I’ve recently been in some conversations with my peers about the College. One discussion was about the students and their attitudes towards completing some work. Another discussion was in reference to an issue about employees filling out some required work with a deadline. In both cases, the issue ultimately boiled down to why people did not seem able or willing to do what was required of them.
The issue is that we, as a culture, now lack a true grasp on the nature of respect or authority.
My friend and mentor, Sandy Shugart, says that in his opinion, we’ve entered a time in our culture where everyone has serious doubts about institutions. To him, people no longer hold any trust about the ability of large-scale operations to come through, to work with integrity and follow through as promised. That decline contributes to this issue of lack of respect.
You can see this play out in parking lots across the country. One of my peers recently had her car hit in a sort of “hit and run” experience. Someone, maybe a student, maybe just a visitor, hit the professor’s car in the parking lot and then raced off leaving no note.

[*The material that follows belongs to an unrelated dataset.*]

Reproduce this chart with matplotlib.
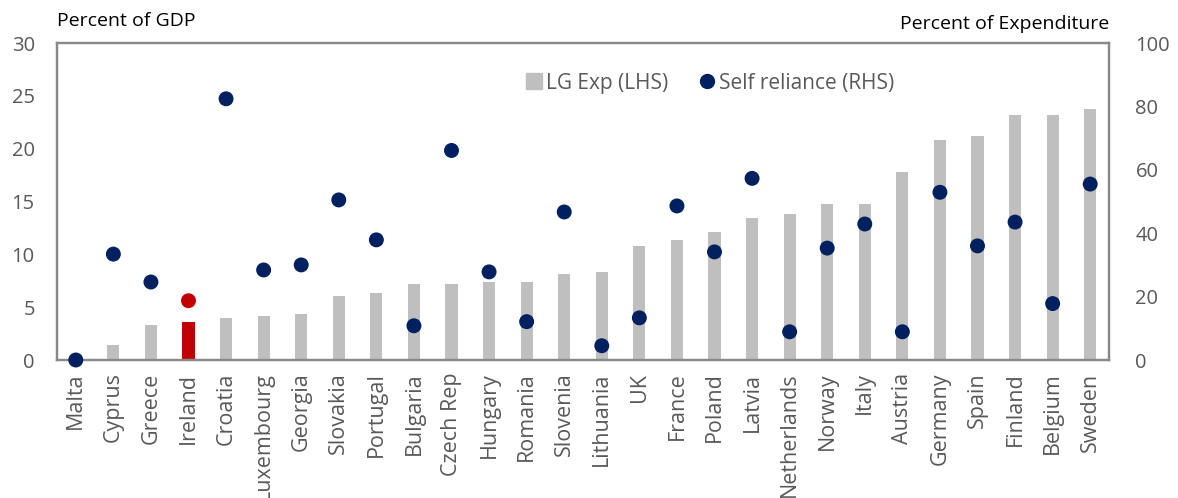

When we spoke, I softly shared that I too had at least two dents in my truck due to parking issues. And, while I can see how this is just sort of how things happen in parking lot situations, at the root is an issue of no respect. First, the offending driver actually has little or no respect for their OWN possessions. I mean, when I park, I take great care because I don’t want my own vehicle to get dinged. Secondly, of course, is the reality that the person also has little to no respect for another person or their possessions.
How did we get here? I mean, as a nation, we’ve never been perfect. No people ever had, but we used to have better manners. We used to care more about each other, even if it was the courtesy of formal manners that privately we discounted. Publically, we’d politely interact with each other, tip the hat, hold the door, respect the other person’s possessions and person.
Well, our journey to this place is fairly easy to see once you look back into the 1960s. The further we moved away from a common set of values and began to embrace a “if it feels good, do it” mentality, the worse things got. In the 1970s, the idea that person alone was right, that individualism trumped the group values, had begun to take root, showing up in many places including the churches. People began to choose their own way and demand the right to express it. That doesn’t sound bad, does it?
Well, except that once there was no longer a common group value, there could be no common glue that would lead to some level of courteous respect to one another. If anyone’s views held equal merit, then no one’s views could be held up as a model. So, thus, if my view is that your vehicle doesn’t matter to me, then I might hit it just because. If my view is that your institution or its rules are corrupt, then I will probably choose to reject the direction of the institution. If my view is that I will live only by my own rules, then I will see no reason to turn that work in on time or complete the task assigned by my boss.
And worse, if I believe those things, then I really cannot teach my children to follow any common values or mores. If that is true, then I’ll probably not respect the institution of education or the teacher who leads my child’s class, so that if the teacher questions my child’s work, I won’t support them but rather question the teacher’s motives. I will show disrespect to the teacher, perhaps even in front of my child because, well clearly, my own views on life and learning are the only ones I should follow and support. So, the teacher had better pass my child or else.
Can you see where this is headed? We actually are there now. The level of disrespect in our society is the worst it’s ever been, at least in my 50 years and in my own understanding of our nation’s 400-year history. Even on the frontier in days long gone where there was no “law” or “decent society,” there was a basic understanding of how humans should interact with each other. There was a common view that we had to work together to be successful…in fact, this was better known on the frontier than back in the established, settled lands.
Sandy and I were speaking about this topic generally, as we talked about what the best interactions could look like in a business. We had been talking about the fabled Round Table of King Arthur and the role of the sage and jester in the king’s court. I said, in one exchange, that to get to the place where we can best interact with each other, then I must “realize that I may not know best, and thus, to find “the best” I must listen to others with courtesy and honest engagement. Meaning, I should not merely be courteous while listening silent yet all the while I am forming my devastating rebuttal to their views, protecting my own position.”
He replied saying “I love that the root of the word courtesy, is couer – heart. Genuine courtesy isn’t good manners, but a good heart toward others…”
That is the root of finding our way back as a country, back to some level of respect to each other…..”a good heart toward others.”